Set exercise |
Reproduce nothing except the lines between the line with "Convert this chart" and the line with "vals.map((y, i) =>", both ends included, and please leave out pictures.

-- Start Exercise input --

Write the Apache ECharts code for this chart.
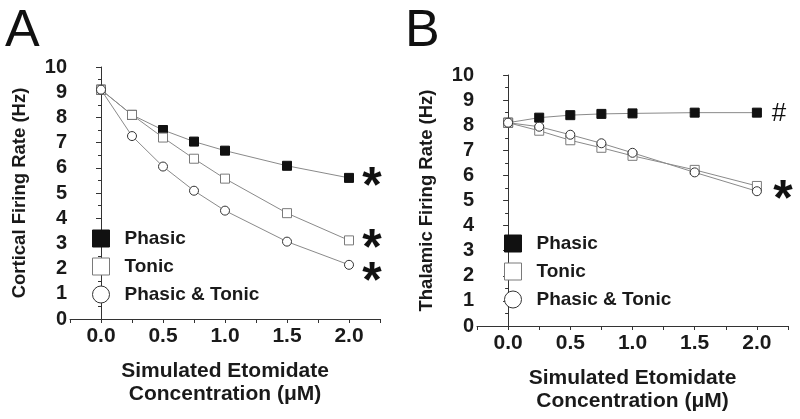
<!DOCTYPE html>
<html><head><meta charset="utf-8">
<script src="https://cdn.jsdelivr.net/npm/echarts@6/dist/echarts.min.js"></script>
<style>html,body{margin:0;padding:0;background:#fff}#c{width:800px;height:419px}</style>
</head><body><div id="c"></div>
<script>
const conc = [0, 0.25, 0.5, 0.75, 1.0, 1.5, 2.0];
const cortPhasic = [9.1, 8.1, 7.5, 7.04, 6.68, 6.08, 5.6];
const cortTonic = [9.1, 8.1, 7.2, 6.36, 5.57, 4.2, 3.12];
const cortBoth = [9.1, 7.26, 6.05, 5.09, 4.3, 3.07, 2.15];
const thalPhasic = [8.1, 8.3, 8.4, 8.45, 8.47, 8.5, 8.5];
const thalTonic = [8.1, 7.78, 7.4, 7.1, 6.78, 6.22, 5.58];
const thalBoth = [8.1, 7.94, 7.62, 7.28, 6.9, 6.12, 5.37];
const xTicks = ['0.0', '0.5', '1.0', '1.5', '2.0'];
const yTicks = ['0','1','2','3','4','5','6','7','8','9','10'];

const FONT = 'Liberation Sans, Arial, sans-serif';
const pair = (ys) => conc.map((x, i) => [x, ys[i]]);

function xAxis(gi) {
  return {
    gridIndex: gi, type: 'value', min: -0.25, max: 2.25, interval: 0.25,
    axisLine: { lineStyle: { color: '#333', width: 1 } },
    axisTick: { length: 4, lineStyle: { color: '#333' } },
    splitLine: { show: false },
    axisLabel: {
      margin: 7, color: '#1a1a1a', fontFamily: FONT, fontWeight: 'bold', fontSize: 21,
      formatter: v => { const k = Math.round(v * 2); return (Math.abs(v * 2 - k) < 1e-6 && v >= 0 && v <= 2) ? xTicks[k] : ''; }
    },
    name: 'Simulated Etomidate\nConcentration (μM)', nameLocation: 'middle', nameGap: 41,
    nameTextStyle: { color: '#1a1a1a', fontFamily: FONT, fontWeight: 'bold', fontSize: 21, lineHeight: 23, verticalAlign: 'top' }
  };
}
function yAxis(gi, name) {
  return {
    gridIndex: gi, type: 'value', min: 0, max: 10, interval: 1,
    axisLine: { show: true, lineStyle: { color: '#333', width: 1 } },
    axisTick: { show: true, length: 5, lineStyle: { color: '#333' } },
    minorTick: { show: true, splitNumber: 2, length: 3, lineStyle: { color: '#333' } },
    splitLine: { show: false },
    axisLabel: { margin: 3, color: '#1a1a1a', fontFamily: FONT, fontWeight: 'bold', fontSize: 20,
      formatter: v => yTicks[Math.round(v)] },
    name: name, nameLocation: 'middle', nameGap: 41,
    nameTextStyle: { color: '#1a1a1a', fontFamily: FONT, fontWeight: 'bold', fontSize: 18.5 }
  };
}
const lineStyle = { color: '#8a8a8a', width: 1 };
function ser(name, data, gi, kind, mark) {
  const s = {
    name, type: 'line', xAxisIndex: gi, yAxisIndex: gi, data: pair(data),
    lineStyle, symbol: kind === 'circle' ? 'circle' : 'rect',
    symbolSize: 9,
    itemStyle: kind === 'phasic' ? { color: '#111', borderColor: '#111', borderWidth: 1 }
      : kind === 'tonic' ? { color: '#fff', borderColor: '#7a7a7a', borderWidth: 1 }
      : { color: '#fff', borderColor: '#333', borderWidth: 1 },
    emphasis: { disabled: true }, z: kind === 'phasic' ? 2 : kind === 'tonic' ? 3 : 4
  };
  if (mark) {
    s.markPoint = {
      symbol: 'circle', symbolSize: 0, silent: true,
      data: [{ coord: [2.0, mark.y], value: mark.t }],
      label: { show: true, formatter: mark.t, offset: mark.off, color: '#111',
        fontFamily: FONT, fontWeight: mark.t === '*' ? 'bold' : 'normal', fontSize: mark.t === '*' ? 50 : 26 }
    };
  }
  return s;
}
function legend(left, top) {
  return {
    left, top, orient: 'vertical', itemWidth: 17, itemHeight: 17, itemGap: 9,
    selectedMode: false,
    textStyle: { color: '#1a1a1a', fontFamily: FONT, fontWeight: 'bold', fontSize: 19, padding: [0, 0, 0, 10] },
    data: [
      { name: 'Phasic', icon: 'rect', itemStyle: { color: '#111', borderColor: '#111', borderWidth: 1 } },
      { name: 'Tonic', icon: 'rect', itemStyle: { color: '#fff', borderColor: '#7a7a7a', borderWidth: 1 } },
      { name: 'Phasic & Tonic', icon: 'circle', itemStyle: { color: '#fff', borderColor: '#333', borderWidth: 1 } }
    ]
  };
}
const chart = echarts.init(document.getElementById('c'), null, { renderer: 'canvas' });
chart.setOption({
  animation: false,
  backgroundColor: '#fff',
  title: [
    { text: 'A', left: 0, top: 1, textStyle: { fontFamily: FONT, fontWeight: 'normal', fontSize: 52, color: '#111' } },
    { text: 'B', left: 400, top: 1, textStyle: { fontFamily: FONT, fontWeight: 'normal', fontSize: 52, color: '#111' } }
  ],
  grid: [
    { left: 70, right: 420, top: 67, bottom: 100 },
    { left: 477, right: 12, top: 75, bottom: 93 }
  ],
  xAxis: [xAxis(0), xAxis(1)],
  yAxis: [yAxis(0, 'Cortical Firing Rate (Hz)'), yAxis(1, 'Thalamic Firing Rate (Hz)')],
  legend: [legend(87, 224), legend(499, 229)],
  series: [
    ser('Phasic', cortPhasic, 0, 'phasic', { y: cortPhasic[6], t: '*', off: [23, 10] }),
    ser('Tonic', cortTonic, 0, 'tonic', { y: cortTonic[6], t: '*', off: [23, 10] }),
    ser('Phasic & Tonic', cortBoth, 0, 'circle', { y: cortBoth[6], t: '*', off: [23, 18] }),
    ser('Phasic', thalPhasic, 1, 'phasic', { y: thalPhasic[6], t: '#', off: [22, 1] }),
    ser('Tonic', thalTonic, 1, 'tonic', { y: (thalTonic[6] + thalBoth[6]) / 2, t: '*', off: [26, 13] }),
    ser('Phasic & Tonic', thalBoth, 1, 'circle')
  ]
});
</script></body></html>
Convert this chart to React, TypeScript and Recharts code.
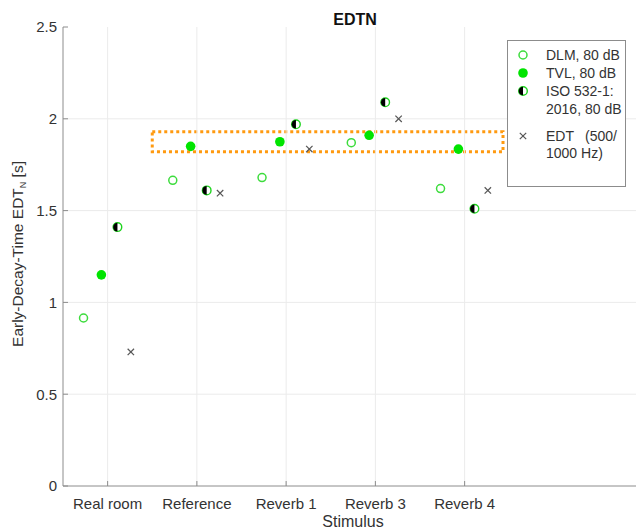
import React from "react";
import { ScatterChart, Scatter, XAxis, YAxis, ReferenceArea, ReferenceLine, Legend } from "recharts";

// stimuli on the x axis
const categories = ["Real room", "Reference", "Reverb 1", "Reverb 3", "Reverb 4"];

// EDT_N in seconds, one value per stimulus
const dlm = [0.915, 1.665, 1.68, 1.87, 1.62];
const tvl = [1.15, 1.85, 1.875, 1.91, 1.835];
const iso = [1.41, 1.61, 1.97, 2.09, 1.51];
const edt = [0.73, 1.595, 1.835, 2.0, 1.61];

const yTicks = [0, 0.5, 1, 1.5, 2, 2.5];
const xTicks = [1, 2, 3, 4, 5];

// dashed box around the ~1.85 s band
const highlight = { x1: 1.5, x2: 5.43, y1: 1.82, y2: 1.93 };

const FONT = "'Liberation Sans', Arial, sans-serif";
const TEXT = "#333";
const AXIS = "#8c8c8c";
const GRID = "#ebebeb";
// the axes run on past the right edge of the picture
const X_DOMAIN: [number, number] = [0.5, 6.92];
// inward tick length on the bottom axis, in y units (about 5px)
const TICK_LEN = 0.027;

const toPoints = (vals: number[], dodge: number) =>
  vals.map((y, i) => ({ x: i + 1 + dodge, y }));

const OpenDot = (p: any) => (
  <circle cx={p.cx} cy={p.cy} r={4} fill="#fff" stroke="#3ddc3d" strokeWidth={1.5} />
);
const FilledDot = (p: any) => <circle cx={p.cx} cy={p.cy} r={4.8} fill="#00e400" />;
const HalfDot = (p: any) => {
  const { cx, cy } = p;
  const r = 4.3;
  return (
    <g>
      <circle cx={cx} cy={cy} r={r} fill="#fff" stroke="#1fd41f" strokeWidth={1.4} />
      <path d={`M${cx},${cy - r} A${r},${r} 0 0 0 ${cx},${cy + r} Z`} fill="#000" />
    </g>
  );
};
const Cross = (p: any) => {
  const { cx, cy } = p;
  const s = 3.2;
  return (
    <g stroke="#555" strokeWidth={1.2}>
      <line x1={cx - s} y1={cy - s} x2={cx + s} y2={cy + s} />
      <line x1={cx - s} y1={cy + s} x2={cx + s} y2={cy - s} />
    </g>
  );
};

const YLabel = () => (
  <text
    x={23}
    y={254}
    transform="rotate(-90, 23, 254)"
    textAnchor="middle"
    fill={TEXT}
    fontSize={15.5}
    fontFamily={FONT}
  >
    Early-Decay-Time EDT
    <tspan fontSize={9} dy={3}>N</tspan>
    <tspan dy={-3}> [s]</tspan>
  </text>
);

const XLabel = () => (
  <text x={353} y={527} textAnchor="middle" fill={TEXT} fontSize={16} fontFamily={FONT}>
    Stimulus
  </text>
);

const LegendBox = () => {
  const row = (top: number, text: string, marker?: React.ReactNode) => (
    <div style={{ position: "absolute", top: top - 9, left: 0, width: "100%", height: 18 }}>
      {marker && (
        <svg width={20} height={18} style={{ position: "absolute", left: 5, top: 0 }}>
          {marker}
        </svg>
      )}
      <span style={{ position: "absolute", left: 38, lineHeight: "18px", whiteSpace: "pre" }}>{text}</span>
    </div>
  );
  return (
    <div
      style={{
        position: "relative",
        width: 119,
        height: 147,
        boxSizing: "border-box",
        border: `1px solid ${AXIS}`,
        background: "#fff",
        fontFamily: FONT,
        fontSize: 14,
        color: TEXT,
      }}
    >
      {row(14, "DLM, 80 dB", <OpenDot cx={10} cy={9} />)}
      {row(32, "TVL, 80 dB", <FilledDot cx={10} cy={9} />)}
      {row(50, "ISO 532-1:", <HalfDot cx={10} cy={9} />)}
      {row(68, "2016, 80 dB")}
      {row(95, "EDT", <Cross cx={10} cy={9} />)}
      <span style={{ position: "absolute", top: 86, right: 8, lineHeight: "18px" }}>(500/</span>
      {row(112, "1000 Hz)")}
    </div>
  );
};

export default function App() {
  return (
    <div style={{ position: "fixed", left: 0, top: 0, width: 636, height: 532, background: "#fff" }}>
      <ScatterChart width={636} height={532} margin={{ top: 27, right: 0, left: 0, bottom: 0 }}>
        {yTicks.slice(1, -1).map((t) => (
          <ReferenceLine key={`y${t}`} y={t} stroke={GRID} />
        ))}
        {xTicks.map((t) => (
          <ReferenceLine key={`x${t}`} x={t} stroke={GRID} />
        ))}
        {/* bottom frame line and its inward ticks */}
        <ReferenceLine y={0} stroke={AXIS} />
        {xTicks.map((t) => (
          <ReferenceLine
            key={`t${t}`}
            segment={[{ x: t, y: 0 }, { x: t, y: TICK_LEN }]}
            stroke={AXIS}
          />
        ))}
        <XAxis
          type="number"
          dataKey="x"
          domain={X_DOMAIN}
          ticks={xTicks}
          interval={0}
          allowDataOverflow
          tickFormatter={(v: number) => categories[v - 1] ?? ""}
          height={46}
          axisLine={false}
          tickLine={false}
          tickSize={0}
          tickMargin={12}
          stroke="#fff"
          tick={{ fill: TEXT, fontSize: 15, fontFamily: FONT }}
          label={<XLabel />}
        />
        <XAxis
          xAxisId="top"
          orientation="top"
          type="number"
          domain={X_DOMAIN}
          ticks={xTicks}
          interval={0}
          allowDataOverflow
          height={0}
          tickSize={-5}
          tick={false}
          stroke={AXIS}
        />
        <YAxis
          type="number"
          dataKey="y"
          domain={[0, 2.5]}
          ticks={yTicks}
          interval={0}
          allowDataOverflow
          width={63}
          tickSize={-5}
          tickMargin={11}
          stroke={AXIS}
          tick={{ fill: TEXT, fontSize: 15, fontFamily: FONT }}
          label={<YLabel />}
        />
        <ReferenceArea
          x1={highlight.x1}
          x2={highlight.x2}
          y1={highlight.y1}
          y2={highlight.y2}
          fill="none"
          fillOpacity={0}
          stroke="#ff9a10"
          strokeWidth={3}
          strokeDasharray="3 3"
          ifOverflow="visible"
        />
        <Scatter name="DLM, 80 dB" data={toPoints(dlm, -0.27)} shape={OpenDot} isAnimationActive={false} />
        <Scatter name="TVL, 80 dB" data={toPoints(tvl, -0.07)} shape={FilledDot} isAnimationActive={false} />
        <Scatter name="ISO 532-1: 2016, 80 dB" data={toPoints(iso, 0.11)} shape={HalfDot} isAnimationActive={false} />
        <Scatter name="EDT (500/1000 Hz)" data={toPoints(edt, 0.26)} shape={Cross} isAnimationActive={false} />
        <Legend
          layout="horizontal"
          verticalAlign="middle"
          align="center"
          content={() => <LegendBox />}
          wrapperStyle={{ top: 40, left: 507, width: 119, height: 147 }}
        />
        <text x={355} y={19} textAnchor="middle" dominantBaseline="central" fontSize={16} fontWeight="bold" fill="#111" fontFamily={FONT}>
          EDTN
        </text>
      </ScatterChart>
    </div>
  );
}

-- End Exercise input --

Reply to the exercise |
Convert this chart to React, TypeScript and Recharts code.
import React from "react";
import { ScatterChart, Scatter, XAxis, YAxis, ReferenceArea, ReferenceLine, Legend } from "recharts";

// stimuli on the x axis
const categories = ["Real room", "Reference", "Reverb 1", "Reverb 3", "Reverb 4"];

// EDT_N in seconds, one value per stimulus
const dlm = [0.915, 1.665, 1.68, 1.87, 1.62];
const tvl = [1.15, 1.85, 1.875, 1.91, 1.835];
const iso = [1.41, 1.61, 1.97, 2.09, 1.51];
const edt = [0.73, 1.595, 1.835, 2.0, 1.61];

const yTicks = [0, 0.5, 1, 1.5, 2, 2.5];
const xTicks = [1, 2, 3, 4, 5];

// dashed box around the ~1.85 s band
const highlight = { x1: 1.5, x2: 5.43, y1: 1.82, y2: 1.93 };

const FONT = "'Liberation Sans', Arial, sans-serif";
const TEXT = "#333";
const AXIS = "#8c8c8c";
const GRID = "#ebebeb";
// the axes run on past the right edge of the picture
const X_DOMAIN: [number, number] = [0.5, 6.92];
// inward tick length on the bottom axis, in y units (about 5px)
const TICK_LEN = 0.027;

const toPoints = (vals: number[], dodge: number) =>
  vals.map((y, i) => ({ x: i + 1 + dodge, y }));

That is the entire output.